- EXERCISE
Filter the entries, keeping every line with the word "this".

═══ STORED ROWS ═══

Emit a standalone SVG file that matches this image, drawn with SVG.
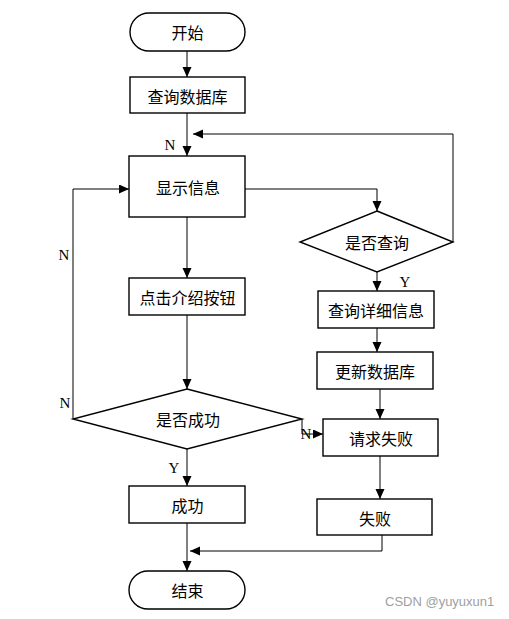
<svg xmlns="http://www.w3.org/2000/svg" width="509" height="619" viewBox="0 0 509 619">
<defs>
<marker id="ah" markerUnits="userSpaceOnUse" markerWidth="10" markerHeight="10" refX="10" refY="4.5" orient="auto">
<path d="M0,0 L10,4.5 L0,9 z" fill="#000"/>
</marker>
</defs>
<style>
.box{fill:#fff;stroke:#000;stroke-width:1.4}
.t{font-family:"Noto Sans CJK SC","Noto Sans",sans-serif;font-size:16px;fill:#000;text-anchor:middle;dominant-baseline:central}
.c{fill:none;stroke:#000;stroke-width:1;marker-end:url(#ah)}
.lab{font-family:"Liberation Serif",serif;font-size:15px;fill:#000;text-anchor:middle;dominant-baseline:central}
.wm{font-family:"Liberation Sans",Arial,sans-serif;font-size:13px;fill:#a0a0a0}
</style>
<rect width="509" height="619" fill="#fff"/>
<g id="connectors">
<path class="c" d="M187,51 V77"/>
<path class="c" d="M187,113 V156"/>
<path class="c" d="M453,242 V134 H193"/>
<path class="c" d="M245,189 H377 V211"/>
<path class="c" d="M187,217 V278"/>
<path class="c" d="M187,315 V389"/>
<path class="c" d="M73,419 V189 H129"/>
<path class="c" d="M302,419 V434 H323"/>
<path class="c" d="M187,449 V486"/>
<path class="c" d="M377,272 V291"/>
<path class="c" d="M377,328 V352"/>
<path class="c" d="M380,389 V419"/>
<path class="c" d="M380,456 V499"/>
<path class="c" d="M187,523 V571"/>
<path class="c" d="M382,535 V551 H190"/>
</g>
<g id="start"><rect class="box" x="130" y="13" width="115" height="38" rx="19" ry="19"/><text class="t" x="187.5" y="32">开始</text></g>
<g id="querydb"><rect class="box" x="130" y="77" width="115" height="36"/><text class="t" x="187.5" y="96">查询数据库</text></g>
<g id="show"><rect class="box" x="129" y="156" width="116" height="61"/><text class="t" x="188" y="187">显示信息</text></g>
<g id="click"><rect class="box" x="129" y="278" width="116" height="37"/><text class="t" x="187.5" y="297">点击介绍按钮</text></g>
<g id="success_q"><polygon class="box" points="187,389 302,419 187,449 73,419"/><text class="t" x="188" y="419">是否成功</text></g>
<g id="success"><rect class="box" x="129" y="486" width="116" height="37"/><text class="t" x="187.5" y="505">成功</text></g>
<g id="end"><rect class="box" x="129" y="571" width="116" height="38" rx="19" ry="19"/><text class="t" x="187.5" y="590">结束</text></g>
<g id="query_q"><polygon class="box" points="377,211 453,242 377,272 300,242"/><text class="t" x="377" y="242">是否查询</text></g>
<g id="detail"><rect class="box" x="318" y="291" width="116" height="37"/><text class="t" x="376" y="310">查询详细信息</text></g>
<g id="updatedb"><rect class="box" x="317" y="352" width="116" height="37"/><text class="t" x="375" y="371">更新数据库</text></g>
<g id="reqfail"><rect class="box" x="323" y="419" width="115" height="37"/><text class="t" x="381" y="438">请求失败</text></g>
<g id="fail"><rect class="box" x="317" y="499" width="115" height="36"/><text class="t" x="375" y="518">失败</text></g>
<g id="labels">
<text class="lab" x="170" y="145">N</text>
<text class="lab" x="64" y="255">N</text>
<text class="lab" x="65" y="403">N</text>
<text class="lab" x="306" y="434">N</text>
<text class="lab" x="174" y="468">Y</text>
<text class="lab" x="405" y="282">Y</text>
</g>
<text class="wm" x="385" y="606">CSDN @yuyuxun1</text>
</svg>
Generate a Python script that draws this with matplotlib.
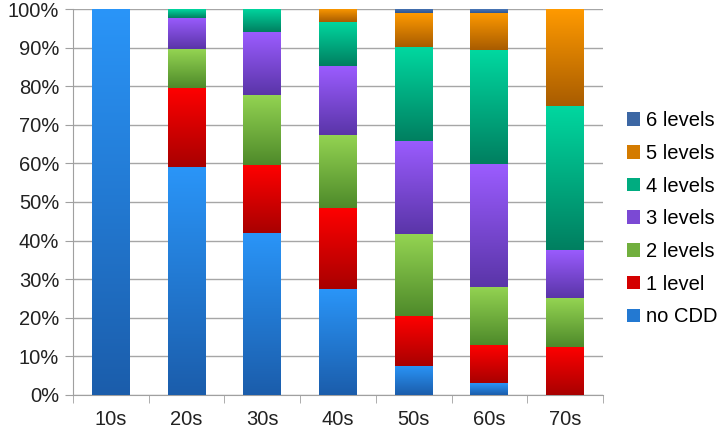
import numpy as np
import matplotlib
matplotlib.use("Agg")
import matplotlib.pyplot as plt
from matplotlib.colors import LinearSegmentedColormap

plt.rcParams["font.family"] = ["Liberation Sans", "DejaVu Sans"]

categories = ["10s", "20s", "30s", "40s", "50s", "60s", "70s"]
series_names = ["no CDD", "1 level", "2 levels", "3 levels", "4 levels", "5 levels", "6 levels"]

no_cdd = [100, 59.0, 42.0, 27.4, 7.6, 3.1, 0]
level_1 = [0, 20.6, 17.6, 21.0, 12.9, 9.8, 12.5]
level_2 = [0, 10.0, 18.2, 19.0, 21.2, 15.2, 12.5]
level_3 = [0, 8.1, 16.2, 17.8, 24.2, 31.7, 12.5]
level_4 = [0, 2.3, 6.0, 11.4, 24.3, 29.5, 37.5]
level_5 = [0, 0, 0, 3.4, 8.7, 9.7, 25.0]
level_6 = [0, 0, 0, 0, 1.1, 1.0, 0]

# (top colour, bottom colour) for the vertical gradient of each series
grad_colors = [
    ("#2A95F8", "#1B5DAB"),
    ("#FF0000", "#A80000"),
    ("#94D452", "#4E8A2A"),
    ("#9B5CFF", "#5A35A8"),
    ("#00D8A0", "#007F60"),
    ("#FF9A00", "#A85C00"),
    ("#4A78B8", "#2E5590"),
]

series = [no_cdd, level_1, level_2, level_3, level_4, level_5, level_6]

fig = plt.figure(figsize=(7.2, 4.29), dpi=100)
ax = fig.add_axes([0.1014, 0.0793, 0.736, 0.8997])

x = np.arange(len(categories))
bottom = np.zeros(len(categories))
grad = np.linspace(0, 1, 256).reshape(-1, 1)
handles = []
for name, vals, (top_c, bot_c) in zip(series_names, series, grad_colors):
    vals = np.array(vals, dtype=float)
    cmap = LinearSegmentedColormap.from_list(name, [bot_c, top_c])
    bars = ax.bar(x, vals, 0.5, bottom=bottom, color=cmap(0.5), label=name, zorder=2, linewidth=0)
    for rect, v in zip(bars, vals):
        if v <= 0:
            continue
        x0, y0 = rect.get_x(), rect.get_y()
        ax.imshow(grad, cmap=cmap, aspect="auto", origin="lower",
                  extent=(x0, x0 + rect.get_width(), y0, y0 + rect.get_height()),
                  zorder=3, interpolation="bilinear")
    handles.append(bars)
    bottom += vals

ax.set_xlim(-0.5, len(categories) - 0.5)
ax.set_ylim(0, 100)
ax.set_yticks(np.arange(0, 101, 10))
ax.set_yticklabels([f"{v}%" for v in range(0, 101, 10)], fontsize=14.5, color="#222222")
ax.set_xticks(x)
ax.set_xticklabels(categories, fontsize=14.5, color="#222222")
ax.set_xticks(np.arange(-0.5, len(categories), 1), minor=True)
ax.tick_params(axis="x", which="major", length=0, pad=11)
ax.tick_params(axis="x", which="minor", length=6, color="#A0A0A0", direction="out")
ax.tick_params(axis="y", length=6, color="#A0A0A0", pad=4)
ax.grid(axis="y", color="#A6A6A6", linewidth=1, zorder=0)
ax.set_axisbelow(True)
for s in ["top", "right"]:
    ax.spines[s].set_visible(False)
ax.spines["left"].set_color("#A0A0A0")
ax.spines["bottom"].set_color("#A0A0A0")

leg = fig.legend(handles[::-1], series_names[::-1], loc="center left",
                 bbox_to_anchor=(0.845, 0.49), frameon=False, fontsize=14.5,
                 handlelength=0.65, handleheight=0.65, handletextpad=0.3,
                 labelspacing=0.68)

fig.savefig("out.png", dpi=100)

═══

- RESULT
Emit a standalone SVG file that matches this image, drawn with SVG.
Generate a Python script that draws this with matplotlib.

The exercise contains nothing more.